> Exercise task
In the listing that follows, retype every line from the first through the one containing "var genreCounts = [184, 95, 69, 19, 111];". Pictures are to be left out.

> Data lines
· · ·

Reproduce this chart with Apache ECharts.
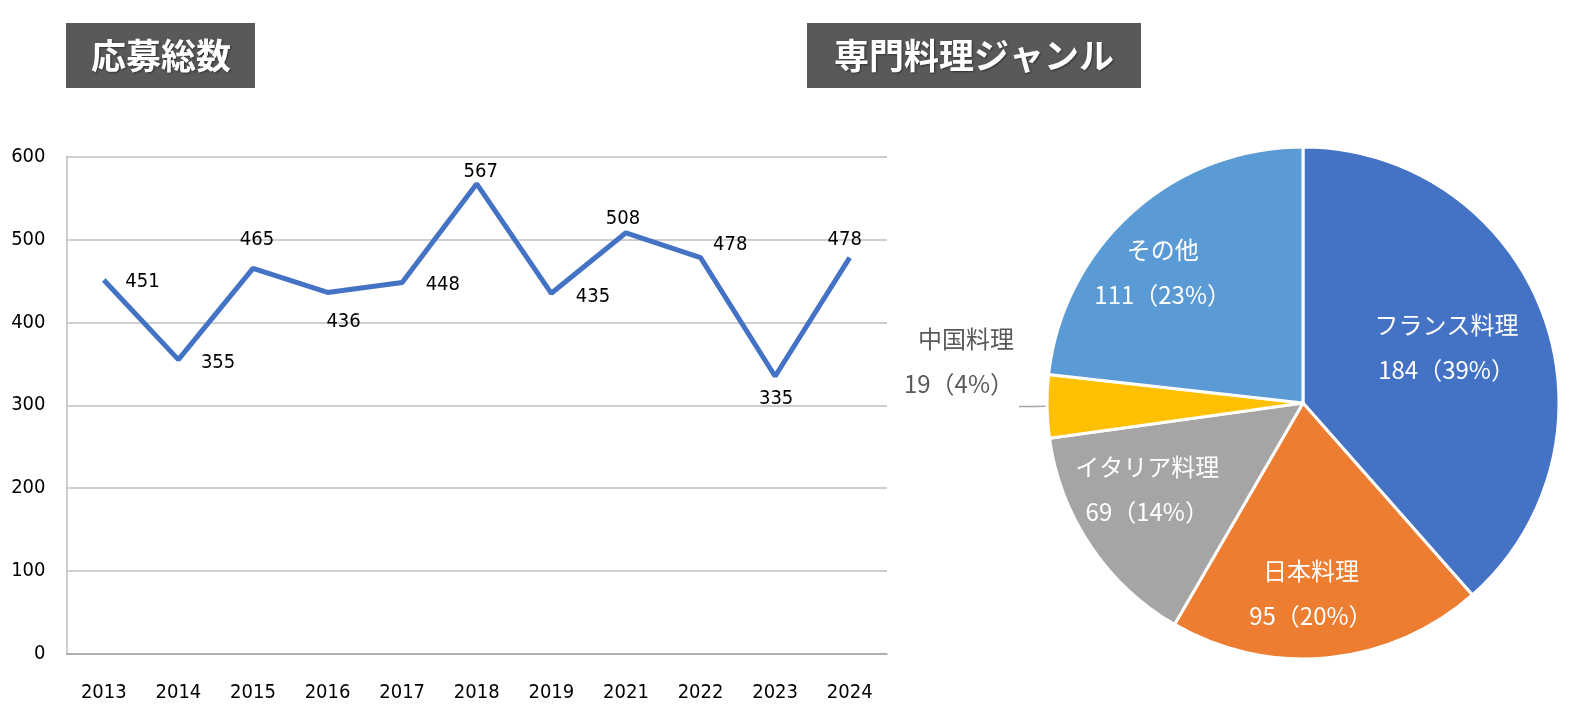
<!DOCTYPE html>
<html>
<head>
<meta charset="utf-8">
<script src="https://cdn.jsdelivr.net/npm/echarts@6/dist/echarts.min.js"></script>
<style>
  html, body { margin: 0; padding: 0; background: #fff; overflow: hidden; }
  #main { width: 1582px; height: 713px; }
</style>
</head>
<body>
<div id="main"></div>
<script>
// 応募総数
var years = ['2013', '2014', '2015', '2016', '2017', '2018', '2019', '2021', '2022', '2023', '2024'];
var entries = [451, 355, 465, 436, 448, 567, 435, 508, 478, 335, 478];

// 専門料理ジャンル
var genres = ['フランス料理', '日本料理', 'イタリア料理', '中国料理', 'その他'];
var genreCounts = [184, 95, 69, 19, 111];

// label placement (style only)
var lineLabelPos = ['right', 'right', 'top', 'bottom', 'right', 'top', 'right', 'top', 'right', 'bottom', 'top'];
var lineLabelDist = [21, 22, 5, 5, 23, 5, 24, 5, 12, 5, 5];
var lineLabelOffset = [[0, 2], [0, 3], [4, -13], [16, 14], [0, 2], [4, 3], [0, 3], [-3, 2], [0, -13], [1, 7], [-5, -2]];
var pieColors = ['#4472C4', '#ED7D31', '#A5A5A5', '#FFC000', '#5B9BD5'];
var pieLabelShift = [[21, -9], [-5, 60], [-47, 13], [0, 0], [-53, -33]];

var jpFont = "'Noto Sans CJK JP', sans-serif";
var numFont = "'DejaVu Sans Condensed', 'DejaVu Sans', sans-serif";

var chart = echarts.init(document.getElementById('main'));

var lineData = entries.map(function (v, i) {
  return {
    value: v,
    label: {
      position: lineLabelPos[i],
      distance: lineLabelDist[i],
      offset: lineLabelOffset[i]
    }
  };
});

var pieData = genres.map(function (g, i) {
  var item = { name: g, value: genreCounts[i], itemStyle: { color: pieColors[i] } };
  if (g === '中国料理') {
    // outside label, lifted above the leader line with two empty lines
    item.label = {
      position: 'outside',
      color: '#595959',
      formatter: '{b}\n{c}（{d}%）\n\n'
    };
    item.labelLine = { show: true, length: 14, length2: 14, lineStyle: { color: '#A6A6A6', width: 1.5 } };
  }
  return item;
});

var titleText = {
  color: '#fff', fontSize: 35, fontWeight: 'bold', fontFamily: jpFont, lineHeight: 35,
  textShadowColor: 'rgba(0,0,0,0.45)', textShadowBlur: 2, textShadowOffsetX: 1, textShadowOffsetY: 1
};

var option = {
  animation: false,
  title: [{
    text: '応募総数',
    left: 66, top: 23,
    backgroundColor: '#595959',
    padding: [15, 24, 15, 25],
    textStyle: titleText
  }, {
    text: '専門料理ジャンル',
    left: 807, top: 23,
    backgroundColor: '#595959',
    padding: [15, 27, 15, 27],
    textStyle: titleText
  }],
  grid: { left: 66.5, right: 695, top: 156.5, bottom: 59 },
  xAxis: {
    type: 'category',
    data: years,
    boundaryGap: true,
    axisLine: { lineStyle: { color: '#A6A6A6', width: 1.5 } },
    axisTick: { show: false },
    axisLabel: { color: '#000', fontSize: 20, fontFamily: numFont, margin: 29 }
  },
  yAxis: {
    type: 'value',
    min: 0, max: 600, interval: 100,
    axisLine: { show: true, lineStyle: { color: '#BFBFBF', width: 1.5 } },
    axisTick: { show: false },
    splitLine: { lineStyle: { color: '#BFBFBF', width: 1.5 } },
    axisLabel: { color: '#000', fontSize: 20, fontFamily: numFont, margin: 21 }
  },
  series: [{
    type: 'line',
    data: lineData,
    symbol: 'circle',
    symbolSize: 1,
    showSymbol: true,
    itemStyle: { color: 'rgba(68,114,196,0)' },
    lineStyle: { color: '#4472C4', width: 5 },
    label: { show: true, color: '#000', fontSize: 20, fontFamily: numFont }
  }, {
    type: 'pie',
    center: [1303, 403],
    radius: [0, 256],
    startAngle: 90,
    clockwise: true,
    percentPrecision: 0,
    data: pieData,
    itemStyle: { borderColor: '#fff', borderWidth: 3 },
    label: {
      show: true,
      position: 'inside',
      formatter: '{b}\n{c}（{d}%）',
      color: '#fff',
      fontSize: 24,
      lineHeight: 45,
      fontFamily: jpFont
    },
    labelLine: { show: false },
    labelLayout: function (params) {
      if (params.dataIndex === 3) return {};
      var s = pieLabelShift[params.dataIndex];
      return { dx: s[0], dy: s[1] };
    }
  }]
};

chart.setOption(option);
</script>
</body>
</html>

· · ·

> Reply
Reproduce this chart with Apache ECharts.
<!DOCTYPE html>
<html>
<head>
<meta charset="utf-8">
<script src="https://cdn.jsdelivr.net/npm/echarts@6/dist/echarts.min.js"></script>
<style>
  html, body { margin: 0; padding: 0; background: #fff; overflow: hidden; }
  #main { width: 1582px; height: 713px; }
</style>
</head>
<body>
<div id="main"></div>
<script>
// 応募総数
var years = ['2013', '2014', '2015', '2016', '2017', '2018', '2019', '2021', '2022', '2023', '2024'];
var entries = [451, 355, 465, 436, 448, 567, 435, 508, 478, 335, 478];

// 専門料理ジャンル
var genres = ['フランス料理', '日本料理', 'イタリア料理', '中国料理', 'その他'];
var genreCounts = [184, 95, 69, 19, 111];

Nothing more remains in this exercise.